L. V. Selby1, W. R. Narain2, A. Russo1, H. McGowan1, V. E. Strong1, P. D. Stetson2 1Memorial Sloan-Kettering Cancer Center,Surgery,New York, NY, USA 2Memorial Sloan-Kettering Cancer Center,Health Informatics,New York, NY, USA
Introduction: Natural language processing (NLP) is a computer science technique that allows interpretation of narrative text, but is infrequently used to identify surgical complications. Our institution tracks post-operative complications using both the American College of Surgeons – National Surgical Quality Improvement Program (NSQIP) and our in-house surgical secondary events (SSE) database, which captures and grades complications for all surgical patients, but sub-optimally records lower-grade complications. We attempted to use NLP to improve the entry of lower extremity deep venous thrombosis (DVT) and pulmonary embolisms (PE) (collectively: venous thromboembolism [VTE]) in the SSE database.
Methods: In our 2011 – 2014 cohort of NSQIP patients all lower extremity duplex ultrasounds and computerized tomography angiographies (CTA) of the chest performed within 30 days of surgery were divided into training and validation datasets. These studies were chosen as they represent the most frequent methods of detecting DVT and PE at our institution, and a bag-of-words-approach with a support vector machine (SVM) model was used for training. Electronic health record data was used to classify the severity of the VTE according to our modification of the Clavien-Dindo classification. Due to definition differences between NSQIP and the SSE database, we excluded cephalic and portal vein thromboses identified in NSQIP and compared NLP identified VTEs to VTEs identified by both NSQIP and our SSE database, and undertook a blinded review of all instances of discordance.

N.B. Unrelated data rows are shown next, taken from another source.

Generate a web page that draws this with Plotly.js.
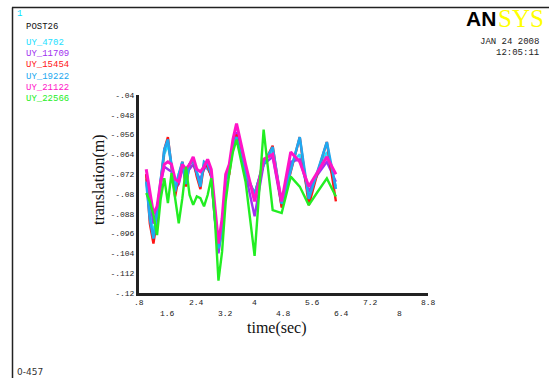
<!DOCTYPE html>
<html>
<head>
<meta charset="utf-8">
<script src="https://cdn.plot.ly/plotly-3.0.1.min.js"></script>
<style>html,body{margin:0;padding:0;background:#fff;}#chart{width:549px;height:378px;}</style>
</head>
<body>
<div id="chart"></div>
<script>
// ---- data ----
const time = [1.0,1.1,1.2,1.3,1.4,1.5,1.6,1.7,1.8,1.9,2.0,2.1,2.2,2.3,2.4,2.5,2.6,2.7,2.8,2.9,3.0,3.1,3.2,3.3,3.4,3.5,
              3.75,4.0,4.25,4.5,4.75,5.0,5.25,5.5,5.75,6.0,6.25];
const seriesNames = ["UY_4702","UY_11709","UY_15454","UY_19222","UY_21122","UY_22566"];
const uy4702  = [-0.074,-0.088,-0.096,-0.087,-0.074,-0.064,-0.060,-0.068,-0.077,-0.072,-0.068,-0.074,-0.068,-0.067,-0.071,-0.075,-0.069,-0.070,-0.072,-0.088,-0.101,-0.093,-0.074,-0.070,-0.061,-0.058,
                 -0.071,-0.080,-0.067,-0.063,-0.084,-0.068,-0.064,-0.081,-0.071,-0.063,-0.077];
const uy11709 = [-0.072,-0.083,-0.092,-0.086,-0.076,-0.069,-0.070,-0.071,-0.078,-0.076,-0.070,-0.071,-0.070,-0.068,-0.072,-0.074,-0.070,-0.068,-0.073,-0.088,-0.104,-0.094,-0.074,-0.069,-0.060,-0.055,
                 -0.072,-0.089,-0.068,-0.065,-0.085,-0.067,-0.066,-0.079,-0.072,-0.067,-0.075];
const uy15454 = [-0.072,-0.092,-0.100,-0.090,-0.076,-0.062,-0.057,-0.068,-0.081,-0.073,-0.067,-0.077,-0.068,-0.066,-0.073,-0.078,-0.068,-0.069,-0.073,-0.090,-0.100,-0.095,-0.074,-0.072,-0.060,-0.056,
                 -0.072,-0.080,-0.068,-0.0605,-0.0855,-0.071,-0.057,-0.0845,-0.071,-0.059,-0.083];
const uy19222 = [-0.075,-0.090,-0.098,-0.088,-0.075,-0.062,-0.058,-0.068,-0.079,-0.072,-0.067,-0.076,-0.068,-0.066,-0.072,-0.077,-0.067,-0.068,-0.072,-0.090,-0.102,-0.095,-0.075,-0.070,-0.060,-0.057,
                 -0.072,-0.080,-0.068,-0.061,-0.084,-0.070,-0.057,-0.082,-0.070,-0.059,-0.078];
const uy21122 = [-0.070,-0.080,-0.088,-0.085,-0.075,-0.068,-0.067,-0.068,-0.074,-0.075,-0.068,-0.070,-0.068,-0.065,-0.070,-0.071,-0.069,-0.066,-0.070,-0.085,-0.100,-0.090,-0.072,-0.068,-0.058,-0.0515,
                 -0.068,-0.083,-0.066,-0.064,-0.083,-0.063,-0.067,-0.077,-0.071,-0.065,-0.072];
const uy22566 = [-0.0796,-0.083,-0.0885,-0.0966,-0.082,-0.0736,-0.0837,-0.0716,-0.0817,-0.0918,-0.0817,-0.069,-0.0804,-0.0844,-0.081,-0.0817,-0.085,-0.0804,-0.0736,-0.090,-0.115,-0.1033,-0.083,-0.0716,-0.063,-0.058,
                 -0.075,-0.105,-0.054,-0.0865,-0.0877,-0.073,-0.077,-0.0845,-0.079,-0.0737,-0.081];
const yTickVals = [-0.04,-0.048,-0.056,-0.064,-0.072,-0.08,-0.088,-0.096,-0.104,-0.112,-0.12];
const yTickText = ["-.04","-.048","-.056","-.064","-.072","-.08","-.088","-.096","-.104","-.112","-.12"];
const xTickRow1 = [0.8,2.4,4,5.6,7.2,8.8];
const xTickRow1Text = [".8","2.4","4","5.6","7.2","8.8"];
const xTickRow2 = [1.6,3.2,4.8,6.4,8];
const xTickRow2Text = ["1.6","3.2","4.8","6.4","8"];

// ---- styling ----
const colors = ["#22E0FF","#A030F0","#FF1414","#20A8F0","#FF14C8","#22EE22"];
const widths = [2.4,2.4,2.4,2.6,3,2.4];
const allY = [uy4702,uy11709,uy15454,uy19222,uy21122,uy22566];

const W=549,H=378,L=139,R=121,T=95,B=85;
const pw=W-L-R, ph=H-T-B;
const px=(x)=>(x-L)/pw;
const py=(y)=>(H-B-y)/ph;

const traces = allY.map((ys,i)=>({
  x: time, y: ys, type:'scatter', mode:'lines', name: seriesNames[i],
  line:{color:colors[i], width:widths[i]}, hoverinfo:'skip'
}));

const mono = "Liberation Mono, DejaVu Sans Mono, monospace";
const ann = [];
ann.push({xref:'paper',yref:'paper',x:px(15),y:py(14),text:'1',showarrow:false,xanchor:'left',yanchor:'middle',font:{family:mono,size:9,color:'#00E0FF'}});
ann.push({xref:'paper',yref:'paper',x:px(24),y:py(27),text:'POST26',showarrow:false,xanchor:'left',yanchor:'middle',font:{family:mono,size:9,color:'#111'}});
seriesNames.forEach((n,i)=>{
  ann.push({xref:'paper',yref:'paper',x:px(24),y:py(43+i*11.2),text:n,showarrow:false,xanchor:'left',yanchor:'middle',font:{family:mono,size:9,color:colors[i]}});
});
ann.push({xref:'paper',yref:'paper',x:px(541),y:py(42),text:'JAN 24 2008',showarrow:false,xanchor:'right',yanchor:'middle',font:{family:mono,size:9,color:'#222'}});
ann.push({xref:'paper',yref:'paper',x:px(541),y:py(53),text:'12:05:11',showarrow:false,xanchor:'right',yanchor:'middle',font:{family:mono,size:9,color:'#222'}});
ann.push({xref:'paper',yref:'paper',x:px(498),y:py(18),text:'<b>AN</b>',showarrow:false,xanchor:'right',yanchor:'middle',font:{family:'Liberation Sans Narrow, Liberation Sans, Arial',size:21,color:'#000'}});
ann.push({xref:'paper',yref:'paper',x:px(496),y:py(18),text:'SYS',showarrow:false,xanchor:'left',yanchor:'middle',font:{family:'Liberation Serif, Times New Roman',size:25,color:'#FFFF00'}});
ann.push({xref:'paper',yref:'paper',x:px(15),y:py(372),text:'0-457',showarrow:false,xanchor:'left',yanchor:'middle',font:{family:'DejaVu Sans, sans-serif',size:9,color:'#333'}});
// x tick labels, two staggered rows
xTickRow1.forEach((v,i)=>ann.push({xref:'x',yref:'paper',x:v,y:py(302),text:xTickRow1Text[i],showarrow:false,xanchor:'center',yanchor:'middle',font:{family:mono,size:8,color:'#222'}}));
xTickRow2.forEach((v,i)=>ann.push({xref:'x',yref:'paper',x:v,y:py(313),text:xTickRow2Text[i],showarrow:false,xanchor:'center',yanchor:'middle',font:{family:mono,size:8,color:'#222'}}));
// axis titles
ann.push({xref:'paper',yref:'paper',x:px(277),y:py(328),text:'time(sec)',showarrow:false,xanchor:'center',yanchor:'middle',font:{family:'Liberation Serif, Times New Roman, serif',size:16,color:'#111'}});
ann.push({xref:'paper',yref:'paper',x:px(99),y:py(180),text:'translation(m)',showarrow:false,textangle:-90,xanchor:'center',yanchor:'middle',font:{family:'Liberation Serif, Times New Roman, serif',size:16,color:'#111'}});

const shapes = [
  {type:'line',xref:'paper',yref:'paper',x0:px(12),x1:px(549),y0:py(7.5),y1:py(7.5),line:{color:'#222',width:1.5}},
  {type:'line',xref:'paper',yref:'paper',x0:px(12.5),x1:px(12.5),y0:py(7.5),y1:py(378),line:{color:'#222',width:1.5}}
];

const layout = {
  width:W, height:H, margin:{l:L,r:R,t:T,b:B,pad:0},
  paper_bgcolor:'#fff', plot_bgcolor:'#fff', showlegend:false,
  xaxis:{range:[0.8,8.8], showgrid:false, zeroline:false, showline:true, linecolor:'#222', linewidth:3,
         ticks:'', showticklabels:false, fixedrange:true},
  yaxis:{range:[-0.12,-0.04], showgrid:false, zeroline:false, showline:true, linecolor:'#222', linewidth:3,
         ticks:'', tickvals:yTickVals, ticktext:yTickText, tickfont:{family:mono,size:8,color:'#222'}, fixedrange:true},
  annotations: ann, shapes: shapes
};
Plotly.newPlot('chart', traces, layout, {staticPlot:true, displayModeBar:false});
</script>
</body>
</html>
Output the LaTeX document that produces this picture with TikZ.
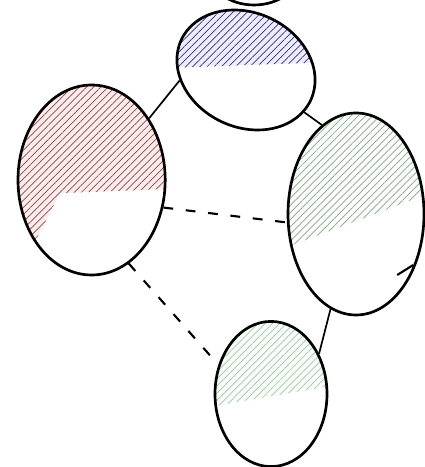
\documentclass[tikz,border=0pt]{standalone}
\usepackage{tikz}
\usetikzlibrary{shapes.geometric,patterns.meta}
\tikzset{
  blob/.style={ellipse,draw,line width=1.9pt,inner sep=0pt,fill=white},
  link/.style={line width=1.2pt},
  weak/.style={line width=1.5pt,dash pattern=on 7pt off 9pt},
  % part of a blob hatched: fill colour, line colour, region round the centre
  halfhatch/.style n args={3}{path picture={
    \begin{scope}[shift={(path picture bounding box.center)}]
      \fill[#1] #3;
      \fill[pattern={Lines[angle=45,distance=3.6pt,line width=0.5pt]},pattern color=#2] #3;
    \end{scope}}}
}

\begin{document}
\begin{tikzpicture}
\useasboundingbox (0,0) rectangle (10.6,11.675);
% ---------- cut-off shape at the top ----------
\begin{scope}
\clip (0,0) rectangle (10.6,11.675);
\draw[line width=1.9pt] (6.35,12.43) ellipse (1.15 and 0.88);
\end{scope}
% ---------- blobs ----------
% top blob is turned, so its region is given in its own frame
\node[blob,minimum width=3.57cm,minimum height=2.86cm,rotate=-25,
  halfhatch={blue!7}{blue!35!black!80}{(-2.01,-0.89) -- (1.91,1.11) -- (1.15,2.74) -- (-2.84,0.88) -- cycle}]
  (top) at (6.15,9.925) {};
\node[blob,minimum width=3.68cm,minimum height=4.75cm,
  halfhatch={red!8}{red!30!black!70}{(2.5,-0.2) -- (-0.79,-0.33) -- (-1.6,-1.9) -- (-2.5,-1.9) -- (-2.5,3) -- (2.5,3) -- cycle}]
  (left) at (2.29,7.175) {};
\node[blob,minimum width=3.4cm,minimum height=5.05cm,
  halfhatch={green!3}{black!40}{(-2,-0.93) -- (2,0.58) -- (2,3) -- (-2,3) -- cycle}]
  (right) at (8.9,6.325) {};
\node[blob,minimum width=2.8cm,minimum height=3.63cm,
  halfhatch={green!4}{black!28}{(-2,-0.4) -- (2,0.29) -- (2,3) -- (-2,3) -- cycle}]
  (bottom) at (6.775,1.825) {};
% ---------- connections ----------
\draw[link] (left.47) -- (top.214);
\draw[link] (top.349) -- (right.111);
\draw[link] (right.255) -- (bottom.40);
\draw[weak] (left.339) -- (right.187);
\draw[weak,shorten >=8pt] (left.294) -- (bottom.151);
% small barb on the right blob
\draw[line width=1.5pt] (9.93,4.8) -- (10.33,5.05);
\end{tikzpicture}
\end{document}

Results: Of the 10,295 NSQIP patients, 251 were used in our DVT validation cohort (273 total ultrasounds) and 506 in our PE cohort (552 total CTAs). The SVM DVT model had a sensitivity of 85.1% and a specificity of 94.6%, while the PE model had a sensitivity of 90.0% and a specificity of 98.7% (Table 1). The majority of discordances were due to identification of a VTE in studies other than duplex ultrasound or CTA of the chest (9/13; 69.2%), studies not in our original NLP dataset. The majority of DVTs (23 patients, 57.5%) and PEs (20 patients, 69.0%) in the validation set were grade 2 on our modified Clavien-Dindo classification, meaning they required administration of therapeutic intravenous or subcutaneous anticoagulation.
Conclusion: NLP can reliably detect the presence and severity of post-operative lower extremity DVTs and PEs without requiring manual chart review from trained NSQIP surgical case reviewers. We are extending our NLP pilot to real-time identification and grading of all VTEs and to the detection of other post-operative complications, including wound infections.